- _PROMPT_:
Filter the records below and copy every line containing the word "this".

Code that draws figures

==========

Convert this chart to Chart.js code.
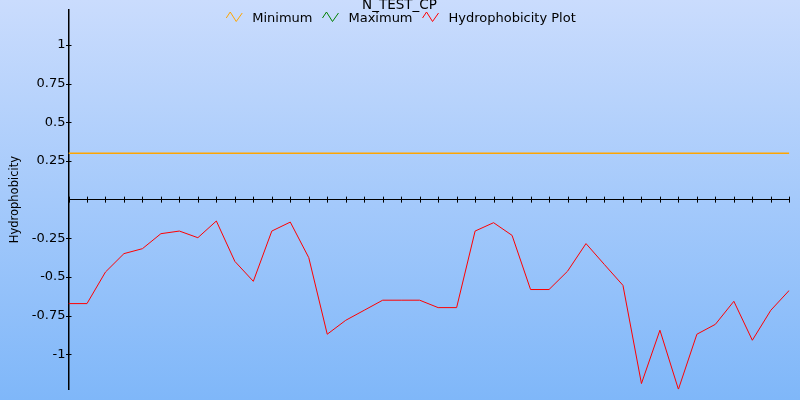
<!DOCTYPE html>
<html>
<head>
<meta charset="utf-8">
<script src="https://cdn.jsdelivr.net/npm/chart.js@4/dist/chart.umd.min.js"></script>
<style>
  html, body { margin: 0; padding: 0; }
  body { width: 800px; height: 400px; background: linear-gradient(#cadcfd, #7fb7f9); }
  canvas { display: block; }
</style>
</head>
<body>
<canvas id="hydroChart" width="800" height="400"></canvas>
<script>
// Residue positions along the sequence
const positions = [1, 2, 3, 4, 5, 6, 7, 8, 9, 10, 11, 12, 13, 14, 15, 16, 17, 18, 19, 20,
  21, 22, 23, 24, 25, 26, 27, 28, 29, 30, 31, 32, 33, 34, 35, 36, 37, 38, 39, 40];

// Hydrophobicity values
const hydrophobicity = [-0.672, -0.672, -0.468, -0.349, -0.317, -0.220, -0.203, -0.246, -0.138, -0.399,
  -0.528, -0.203, -0.145, -0.375, -0.870, -0.780, -0.715, -0.650, -0.650, -0.650,
  -0.698, -0.698, -0.203, -0.149, -0.231, -0.581, -0.581, -0.463, -0.284, -0.420,
  -0.554, -1.189, -0.844, -1.226, -0.870, -0.806, -0.657, -0.909, -0.715, -0.586];

const minimumLevel = 0.3;
const maximumValues = [];

const yTickValues = [-1, -0.75, -0.5, -0.25, 0, 0.25, 0.5, 0.75, 1];
const yLimit = 1.226;

const chartTitle = 'N_TEST_CP';
const FONT = '"DejaVu Sans", Verdana, sans-serif';

// Title and legend sit on top of the plot area, so draw them by hand
const overlayPlugin = {
  id: 'overlay',
  afterDraw(chart) {
    const ctx = chart.ctx;
    ctx.save();
    ctx.fillStyle = '#000';
    ctx.textAlign = 'center';
    ctx.textBaseline = 'alphabetic';
    ctx.font = '13.5px ' + FONT;
    ctx.fillText(chartTitle, 399.5, 9);

    // legend
    ctx.font = '13px ' + FONT;
    const items = chart.data.datasets.map(ds => ({
      label: ds.label,
      color: ds.borderColor,
      width: ctx.measureText(ds.label).width
    }));
    const iconW = 16, iconGap = 10, itemGap = 10;
    let total = 0;
    items.forEach((it, i) => {
      total += iconW + iconGap + it.width + (i < items.length - 1 ? itemGap : 0);
    });
    let x = 401 - total / 2;
    ctx.textAlign = 'left';
    items.forEach(it => {
      ctx.strokeStyle = it.color;
      ctx.lineWidth = 1;
      ctx.beginPath();
      ctx.moveTo(x, 18);
      ctx.lineTo(x + 4, 12);
      ctx.lineTo(x + 10, 21.5);
      ctx.lineTo(x + 16, 13);
      ctx.stroke();
      x += iconW + iconGap;
      ctx.fillText(it.label, x, 22);
      x += it.width + itemGap;
    });
    ctx.restore();
  }
};

// Tick marks that cross the axis lines
const crossTicksPlugin = {
  id: 'crossTicks',
  afterDraw(chart) {
    const ctx = chart.ctx;
    const xs = chart.scales.x;
    const ys = chart.scales.y;
    const y0 = ys.getPixelForValue(0);
    const x0 = chart.chartArea.left;
    ctx.save();
    ctx.strokeStyle = '#000';
    ctx.lineWidth = 1;
    ctx.beginPath();
    xs.ticks.forEach(t => {
      const px = Math.round(xs.getPixelForValue(t.value)) + 0.5;
      ctx.moveTo(px, y0 - 3);
      ctx.lineTo(px, y0 + 3);
    });
    ys.ticks.forEach(t => {
      if (t.value === 0) return;
      const py = Math.round(ys.getPixelForValue(t.value)) + 0.5;
      ctx.moveTo(x0 - 2.5, py);
      ctx.lineTo(x0 + 3, py);
    });
    ctx.stroke();
    ctx.restore();
  }
};

const ctx = document.getElementById('hydroChart').getContext('2d');

new Chart(ctx, {
  type: 'line',
  data: {
    labels: positions,
    datasets: [
      {
        label: 'Minimum',
        data: [
          { x: positions[0], y: minimumLevel },
          { x: positions[positions.length - 1], y: minimumLevel }
        ],
        borderColor: '#ffa500',
        borderWidth: 1.5,
        pointRadius: 0
      },
      {
        label: 'Maximum',
        data: maximumValues,
        borderColor: '#008000',
        borderWidth: 1,
        pointRadius: 0
      },
      {
        label: 'Hydrophobicity Plot',
        data: hydrophobicity,
        borderColor: '#ff0000',
        borderWidth: 1,
        tension: 0,
        pointRadius: 0
      }
    ]
  },
  options: {
    responsive: false,
    animation: false,
    layout: {
      padding: { top: 10, right: 10.7, bottom: 10.7, left: 0 }
    },
    plugins: {
      legend: { display: false },
      title: { display: false },
      tooltip: { enabled: false }
    },
    scales: {
      x: {
        type: 'linear',
        min: positions[0],
        max: positions[positions.length - 1],
        position: { y: 0 },
        grid: { display: false, drawTicks: false },
        border: { display: true, color: '#000', width: 1 },
        ticks: { display: false, stepSize: 1 },
        afterFit(scale) {
          scale.paddingLeft = 0;
          scale.paddingRight = 0;
        }
      },
      y: {
        min: -yLimit,
        max: yLimit,
        grid: { display: false, drawTicks: false },
        border: { display: true, color: '#000', width: 1.5 },
        afterBuildTicks(scale) {
          scale.ticks = yTickValues.map(v => ({ value: v }));
        },
        afterFit(scale) {
          scale.width = 68.5;
          scale.paddingTop = 0;
          scale.paddingBottom = 0;
        },
        ticks: {
          padding: 3,
          color: '#000',
          font: { family: FONT, size: 13 },
          callback: function(value) {
            return value === 0 ? '' : String(value);
          }
        },
        title: {
          display: true,
          text: 'Hydrophobicity',
          color: '#000',
          font: { family: FONT, size: 11.5 },
          padding: { top: 8, bottom: 0 }
        }
      }
    }
  },
  plugins: [overlayPlugin, crossTicksPlugin]
});
</script>
</body>
</html>
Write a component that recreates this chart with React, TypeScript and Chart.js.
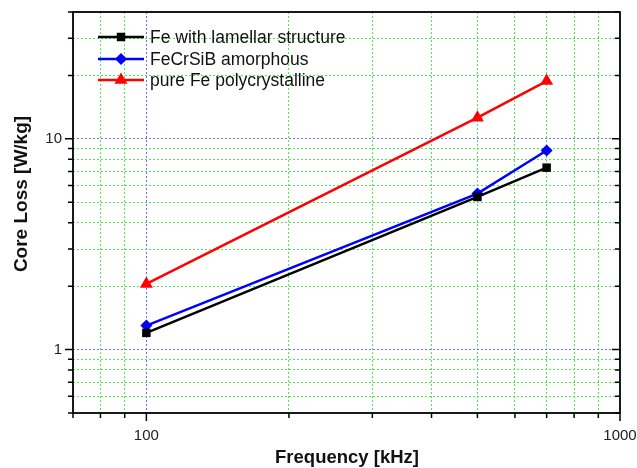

==========

- _THE RESPONSE_:
Convert this chart to Chart.js code.
Write a component that recreates this chart with React, TypeScript and Chart.js.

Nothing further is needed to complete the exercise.